The War on Terrorism was first conducted as if it were a real war, with military invasions and occupations. That was the wrong way to deal with an invisible enemy, but at least it was aboveboard and nominally subject to international law. Now the job has been turned over to the CIA, gunslingers who operate under the legal radar, with little apparent constraint by Congress and with the full support of our Nobel Peace Prize President. Terror begets terror.

COLUMBIA, S.C. — The South Carolina Republican Party announced Monday that it would move up the state's presidential primary to January 21, leapfrogging over Iowa and New Hampshire and trumping Florida's own leapfrog date of January 31, determined just last week. New Hampshire, which has an "us first" rule, may set its primary in December. It's checkers, played on a very big board.

In 1933, the U.S. Constitution was amended to move the inauguration of Presidents from March to January; given the increased speed of transportation and communication, a four-month gap between election and inauguration was clearly unnecessary. Here we have the reverse: the possibility of nearly a full year between the first primary and the general election, forcing even more money to be raised and spent on mindless and mind-numbing campaign ads. Common sense would dictate that given the increased speed of our own transportation and communication, we'd only need a couple months to select candidates, give them a hearing, and make up our collective minds. If the hopefuls actually took a year to refine their positions on issues, it might make some sense, but all that will be refined is the precision of attack ads.

TRENTON, N.J. — Republicans, dissatisfied with their either dull or dotty slate of possibilities and looking for straight- talking charisma, spent the last few weeks pressuring New Jersey Governor Chris Christie to throw his belt in the ring. Lawyer, county freeholder, lobbyist, U.S. attorney, and for just a year and eight months, governor: Now there's a résumé for President even slimmer than Barack Obama's was. Isn't anybody worried about the 3 a.m. phone call? Sensibly, he conquered the temptation, leaving the party to seek another savior.

Hey, wait a minute! Why not tap Admiral Mike Mullen? There's a guy with real experience, and judging from his recent Congressional testimony and media interviews, he's got straight- talking charisma aplenty. He just retired from the military and may be looking for something to occupy his golden years.

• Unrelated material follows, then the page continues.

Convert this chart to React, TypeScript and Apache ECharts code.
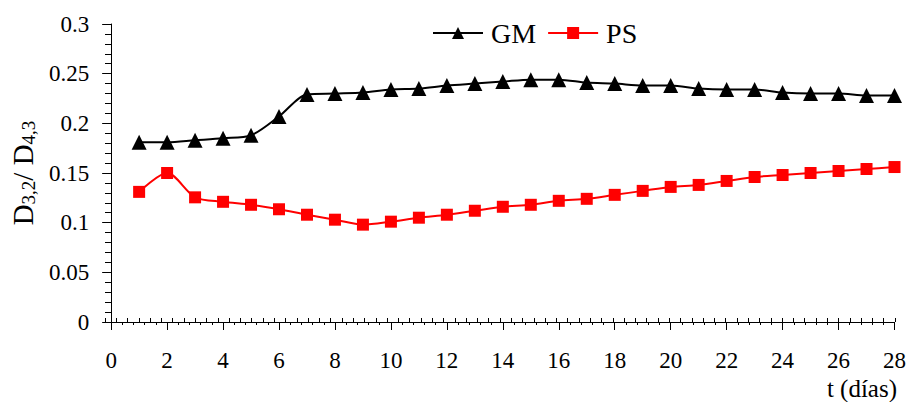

CHARLOTTE, N.C. — Bank of America announced last week that it would begin charging customers $5 a month for using their debit cards. What were they thinking? As if the American public were not pissed off enough at big banks (see lead story above), here they go nickeling and diming folks for taking out their own money.

Go ahead, Chase, now's your chance! Announce that you'll gladly welcome all customers from fee-charging banks, smoothly transitioning their accounts, direct deposits, and automatic payments, and maybe even giving them $5 a month for a year. You could gut your competition and increase your bottom line by billions in new deposits, and become the unlikely hero of the middle class as well.

NEW YORK — Andy Rooney delivered his last monologue on 60 Minutes last Sunday after 33 years on the job. Did you ever notice how the more things change, the more they stay the same?